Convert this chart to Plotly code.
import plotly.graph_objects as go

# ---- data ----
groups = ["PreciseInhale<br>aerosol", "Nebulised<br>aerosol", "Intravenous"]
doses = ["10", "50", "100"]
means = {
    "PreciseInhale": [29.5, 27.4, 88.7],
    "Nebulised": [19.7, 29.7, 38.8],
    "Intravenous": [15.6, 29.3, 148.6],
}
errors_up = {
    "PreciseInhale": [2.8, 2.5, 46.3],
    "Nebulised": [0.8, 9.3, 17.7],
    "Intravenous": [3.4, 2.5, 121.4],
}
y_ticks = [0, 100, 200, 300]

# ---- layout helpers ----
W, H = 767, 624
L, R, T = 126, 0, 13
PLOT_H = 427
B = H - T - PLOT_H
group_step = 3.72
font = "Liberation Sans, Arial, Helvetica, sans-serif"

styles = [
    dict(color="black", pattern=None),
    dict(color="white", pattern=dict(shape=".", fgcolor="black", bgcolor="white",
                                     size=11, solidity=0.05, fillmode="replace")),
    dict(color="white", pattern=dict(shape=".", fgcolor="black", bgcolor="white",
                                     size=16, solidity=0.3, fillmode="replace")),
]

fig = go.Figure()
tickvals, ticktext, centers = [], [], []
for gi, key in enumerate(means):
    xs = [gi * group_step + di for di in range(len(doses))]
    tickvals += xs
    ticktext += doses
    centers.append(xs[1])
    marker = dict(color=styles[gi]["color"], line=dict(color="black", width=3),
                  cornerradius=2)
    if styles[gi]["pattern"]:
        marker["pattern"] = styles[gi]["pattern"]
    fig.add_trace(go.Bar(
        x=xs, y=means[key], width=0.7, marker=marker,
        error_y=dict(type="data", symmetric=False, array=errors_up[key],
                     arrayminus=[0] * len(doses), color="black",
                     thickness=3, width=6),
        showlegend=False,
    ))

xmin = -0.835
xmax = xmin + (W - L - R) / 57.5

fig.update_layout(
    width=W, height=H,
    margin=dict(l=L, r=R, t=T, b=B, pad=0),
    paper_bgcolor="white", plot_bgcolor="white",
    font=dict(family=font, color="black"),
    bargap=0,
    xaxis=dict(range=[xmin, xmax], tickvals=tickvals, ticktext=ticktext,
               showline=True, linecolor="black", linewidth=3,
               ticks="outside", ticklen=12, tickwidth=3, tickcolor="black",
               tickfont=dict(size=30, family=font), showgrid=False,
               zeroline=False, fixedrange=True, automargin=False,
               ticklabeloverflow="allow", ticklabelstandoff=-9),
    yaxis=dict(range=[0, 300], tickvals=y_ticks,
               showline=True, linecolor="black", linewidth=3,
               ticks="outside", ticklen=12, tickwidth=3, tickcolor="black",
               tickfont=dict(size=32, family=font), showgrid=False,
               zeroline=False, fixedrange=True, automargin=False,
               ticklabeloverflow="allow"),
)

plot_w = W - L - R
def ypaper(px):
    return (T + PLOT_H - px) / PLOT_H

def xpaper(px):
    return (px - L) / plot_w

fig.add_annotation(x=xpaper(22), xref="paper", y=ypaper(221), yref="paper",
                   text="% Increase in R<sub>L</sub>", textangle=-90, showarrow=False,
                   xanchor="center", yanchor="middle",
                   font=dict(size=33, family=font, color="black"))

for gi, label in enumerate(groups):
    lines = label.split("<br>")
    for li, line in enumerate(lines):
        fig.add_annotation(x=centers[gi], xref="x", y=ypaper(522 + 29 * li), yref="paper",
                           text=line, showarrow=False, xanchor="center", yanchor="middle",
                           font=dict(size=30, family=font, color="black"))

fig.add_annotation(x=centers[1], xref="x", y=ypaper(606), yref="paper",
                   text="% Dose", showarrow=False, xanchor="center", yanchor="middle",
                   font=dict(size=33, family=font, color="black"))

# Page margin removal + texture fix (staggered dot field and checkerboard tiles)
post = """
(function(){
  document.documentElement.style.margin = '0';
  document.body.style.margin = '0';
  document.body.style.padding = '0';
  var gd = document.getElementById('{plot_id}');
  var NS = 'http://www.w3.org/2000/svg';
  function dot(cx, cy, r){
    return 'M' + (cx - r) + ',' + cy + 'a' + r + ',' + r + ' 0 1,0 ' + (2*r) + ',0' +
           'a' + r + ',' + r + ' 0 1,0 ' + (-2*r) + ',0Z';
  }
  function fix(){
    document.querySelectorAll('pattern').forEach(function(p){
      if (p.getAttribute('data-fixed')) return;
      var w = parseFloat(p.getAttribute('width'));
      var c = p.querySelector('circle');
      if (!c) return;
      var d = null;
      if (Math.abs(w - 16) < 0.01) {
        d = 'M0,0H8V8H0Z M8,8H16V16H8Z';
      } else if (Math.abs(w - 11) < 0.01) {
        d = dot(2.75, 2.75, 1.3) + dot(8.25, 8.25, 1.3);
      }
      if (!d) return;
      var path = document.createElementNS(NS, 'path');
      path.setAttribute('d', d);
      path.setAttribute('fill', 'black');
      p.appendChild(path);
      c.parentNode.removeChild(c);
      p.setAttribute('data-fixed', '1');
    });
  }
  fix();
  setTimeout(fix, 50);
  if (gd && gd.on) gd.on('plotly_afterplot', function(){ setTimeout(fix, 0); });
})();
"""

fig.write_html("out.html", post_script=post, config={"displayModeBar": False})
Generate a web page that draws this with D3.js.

--

> _WHAT TO DO_:
Emit an exact copy of the lines spanning the start of the records to the line containing "y_ticks = [0, 100, 200, 300]", inclusive, and no other output.

> _RESULT OF THE EXERCISE_:
Convert this chart to Plotly code.
import plotly.graph_objects as go

# ---- data ----
groups = ["PreciseInhale<br>aerosol", "Nebulised<br>aerosol", "Intravenous"]
doses = ["10", "50", "100"]
means = {
    "PreciseInhale": [29.5, 27.4, 88.7],
    "Nebulised": [19.7, 29.7, 38.8],
    "Intravenous": [15.6, 29.3, 148.6],
}
errors_up = {
    "PreciseInhale": [2.8, 2.5, 46.3],
    "Nebulised": [0.8, 9.3, 17.7],
    "Intravenous": [3.4, 2.5, 121.4],
}
y_ticks = [0, 100, 200, 300]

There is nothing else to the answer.